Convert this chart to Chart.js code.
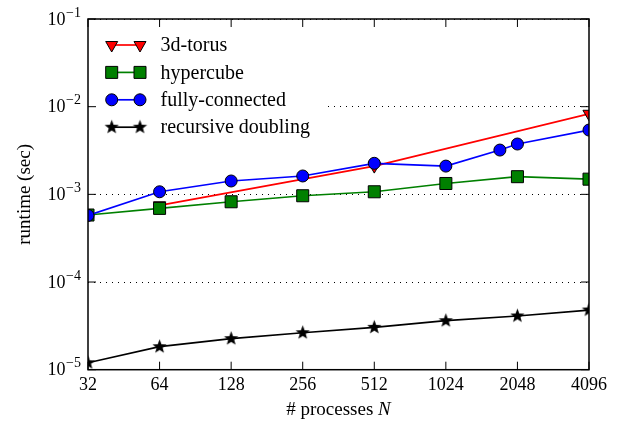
<!DOCTYPE html>
<html>
<head>
<meta charset="utf-8">
<script src="https://cdn.jsdelivr.net/npm/chart.js@4/dist/chart.umd.min.js"></script>
<style>
  html, body { margin: 0; padding: 0; background: #fff; }
  #chart { display: block; }
</style>
</head>
<body>
<canvas id="chart" width="617" height="426"></canvas>
<script>
// values
const xTicks = [32, 64, 128, 256, 512, 1024, 2048, 4096];
const yTicks = [1e-5, 1e-4, 1e-3, 1e-2, 1e-1];
const yTickExp = ['−5', '−4', '−3', '−2', '−1'];

const torusN = [64, 512, 4096];
const torusTime = [7.5e-4, 2.1e-3, 8.3e-3];

const hyperN = [32, 64, 128, 256, 512, 1024, 2048, 4096];
const hyperTime = [5.81e-4, 6.92e-4, 8.23e-4, 9.64e-4, 1.07e-3, 1.33e-3, 1.59e-3, 1.49e-3];

const fullN = [32, 64, 128, 256, 512, 1024, 1728, 2048, 4096];
const fullTime = [5.75e-4, 1.07e-3, 1.42e-3, 1.62e-3, 2.26e-3, 2.10e-3, 3.2e-3, 3.75e-3, 5.41e-3];

const recN = [32, 64, 128, 256, 512, 1024, 2048, 4096];
const recTime = [1.2e-5, 1.83e-5, 2.26e-5, 2.64e-5, 3.04e-5, 3.62e-5, 4.1e-5, 4.79e-5];

const serif = "'Liberation Serif', serif";

function pairs(xs, ys) {
    return xs.map((x, i) => ({ x: x, y: ys[i] }));
}

// filled five point star, matplotlib style
function makeStar(r) {
    const c = document.createElement('canvas');
    const s = Math.ceil(r * 2 + 2);
    c.width = s;
    c.height = s;
    const g = c.getContext('2d');
    g.beginPath();
    for (let i = 0; i < 10; i++) {
        const rad = i % 2 === 0 ? r : r * 0.42;
        const a = -Math.PI / 2 + i * Math.PI / 5;
        const px = s / 2 + rad * Math.cos(a);
        const py = s / 2 + rad * Math.sin(a);
        if (i === 0) g.moveTo(px, py); else g.lineTo(px, py);
    }
    g.closePath();
    g.fillStyle = '#000';
    g.fill();
    return c;
}
const star = makeStar(7.5);

const series = [
    { label: '3d-torus', color: '#ff0000', marker: 'tri' },
    { label: 'hypercube', color: '#008000', marker: 'square' },
    { label: 'fully-connected', color: '#0000ff', marker: 'circle' },
    { label: 'recursive doubling', color: '#000000', marker: 'star' }
];

function drawMarker(ctx, kind, x, y, color) {
    ctx.save();
    ctx.fillStyle = color;
    ctx.strokeStyle = '#000';
    ctx.lineWidth = 1;
    if (kind === 'star') {
        ctx.drawImage(star, x - star.width / 2, y - star.height / 2);
    } else {
        ctx.beginPath();
        if (kind === 'circle') {
            ctx.arc(x, y, 6, 0, Math.PI * 2);
        } else if (kind === 'square') {
            ctx.rect(x - 6, y - 6, 12, 12);
        } else {
            ctx.moveTo(x - 6, y - 3.5);
            ctx.lineTo(x + 6, y - 3.5);
            ctx.lineTo(x, y + 7);
            ctx.closePath();
        }
        ctx.fill();
        ctx.stroke();
    }
    ctx.restore();
}

const framePlugin = {
    id: 'frame',
    afterDraw(chart) {
        const ctx = chart.ctx;
        const a = chart.chartArea;
        const xs = chart.scales.x;
        const ys = chart.scales.y;

        // legend on a white box
        ctx.save();
        ctx.fillStyle = '#fff';
        ctx.fillRect(a.left + 1, a.top + 1, 235, 122);
        ctx.font = '20px ' + serif;
        ctx.textBaseline = 'middle';
        series.forEach((s, i) => {
            const yy = 45 + i * 27.4;
            ctx.strokeStyle = s.color;
            ctx.lineWidth = 1.7;
            ctx.beginPath();
            ctx.moveTo(111.7, yy);
            ctx.lineTo(140, yy);
            ctx.stroke();
            drawMarker(ctx, s.marker, 111.7, yy, s.color);
            drawMarker(ctx, s.marker, 140, yy, s.color);
            ctx.fillStyle = '#000';
            ctx.fillText(s.label, 160.5, yy + 1);
        });
        ctx.restore();

        // y tick labels as 10 with a raised exponent
        ctx.save();
        ctx.fillStyle = '#000';
        ctx.textBaseline = 'middle';
        ctx.textAlign = 'right';
        yTicks.forEach((v, i) => {
            const py = ys.getPixelForValue(v);
            ctx.font = '14px ' + serif;
            const we = ctx.measureText(yTickExp[i]).width;
            ctx.fillText(yTickExp[i], 81, py - 6);
            ctx.font = '18px ' + serif;
            ctx.fillText('10', 81 - we - 0.5, py + 1);
        });
        ctx.restore();

        // inward ticks
        ctx.save();
        ctx.strokeStyle = '#000';
        ctx.lineWidth = 1;
        ctx.beginPath();
        xTicks.forEach(v => {
            const px = xs.getPixelForValue(v);
            ctx.moveTo(px, a.bottom);
            ctx.lineTo(px, a.bottom - 8);
            ctx.moveTo(px, a.top);
            ctx.lineTo(px, a.top + 8);
        });
        yTicks.forEach(v => {
            const py = ys.getPixelForValue(v);
            ctx.moveTo(a.left, py);
            ctx.lineTo(a.left + 8, py);
            ctx.moveTo(a.right, py);
            ctx.lineTo(a.right - 8, py);
        });
        ctx.stroke();

        // frame
        ctx.lineWidth = 1.5;
        ctx.strokeRect(a.left, a.top, a.right - a.left, a.bottom - a.top);

        // x title with italic N
        const t1 = '# processes ';
        const t2 = 'N';
        ctx.fillStyle = '#000';
        ctx.textBaseline = 'middle';
        ctx.font = '19px ' + serif;
        const w1 = ctx.measureText(t1).width;
        ctx.font = 'italic 19px ' + serif;
        const w2 = ctx.measureText(t2).width;
        const x0 = (a.left + a.right) / 2 - (w1 + w2) / 2;
        ctx.font = '19px ' + serif;
        ctx.fillText(t1, x0, 410);
        ctx.font = 'italic 19px ' + serif;
        ctx.fillText(t2, x0 + w1, 410);
        ctx.restore();
    }
};

function mkSet(i, xs, ys, extra) {
    const s = series[i];
    return Object.assign({
        label: s.label,
        data: pairs(xs, ys),
        borderColor: s.color,
        backgroundColor: s.color,
        pointBackgroundColor: s.color,
        pointBorderColor: '#000',
        pointBorderWidth: 1,
        borderWidth: 1.7,
        tension: 0,
        clip: 0,
        order: 4 - i
    }, extra);
}

new Chart(document.getElementById('chart'), {
    type: 'line',
    data: {
        datasets: [
            mkSet(0, torusN, torusTime, { pointStyle: 'triangle', pointRotation: 180, pointRadius: 7 }),
            mkSet(1, hyperN, hyperTime, { pointStyle: 'rect', pointRadius: 8.5 }),
            mkSet(2, fullN, fullTime, { pointStyle: 'circle', pointRadius: 6 }),
            mkSet(3, recN, recTime, { pointStyle: star, pointRadius: 7 })
        ]
    },
    options: {
        responsive: false,
        animation: false,
        devicePixelRatio: 1,
        layout: { padding: { left: 0, right: 28, top: 19, bottom: 0 } },
        plugins: {
            legend: { display: false },
            tooltip: { enabled: false }
        },
        scales: {
            x: {
                type: 'logarithmic',
                min: 32,
                max: 4096,
                afterBuildTicks: s => { s.ticks = xTicks.map(v => ({ value: v })); },
                afterFit: s => { s.height = 426 - 369.7; },
                grid: { display: false, drawTicks: false },
                border: { display: false },
                ticks: {
                    color: '#000',
                    font: { family: serif, size: 18 },
                    padding: 5,
                    maxRotation: 0,
                    autoSkip: false,
                    callback: v => String(v)
                }
            },
            y: {
                type: 'logarithmic',
                min: 1e-5,
                max: 1e-1,
                afterBuildTicks: s => { s.ticks = yTicks.map(v => ({ value: v })); },
                afterFit: s => { s.width = 88; },
                grid: { color: '#000', lineWidth: 1, drawTicks: false },
                border: { display: false, dash: [1, 5] },
                ticks: { display: false },
                title: {
                    display: true,
                    text: 'runtime (sec)',
                    color: '#000',
                    font: { family: serif, size: 19 },
                    padding: { top: 14, bottom: 0 }
                }
            }
        }
    },
    plugins: [framePlugin]
});
</script>
</body>
</html>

▶ _Task description_
Pull out every line containing "chart".

▶ _Answer below_
Convert this chart to Chart.js code.
<script src="https://cdn.jsdelivr.net/npm/chart.js@4/dist/chart.umd.min.js"></script>
  #chart { display: block; }
<canvas id="chart" width="617" height="426"></canvas>
    afterDraw(chart) {
        const ctx = chart.ctx;
        const a = chart.chartArea;
        const xs = chart.scales.x;
        const ys = chart.scales.y;
new Chart(document.getElementById('chart'), {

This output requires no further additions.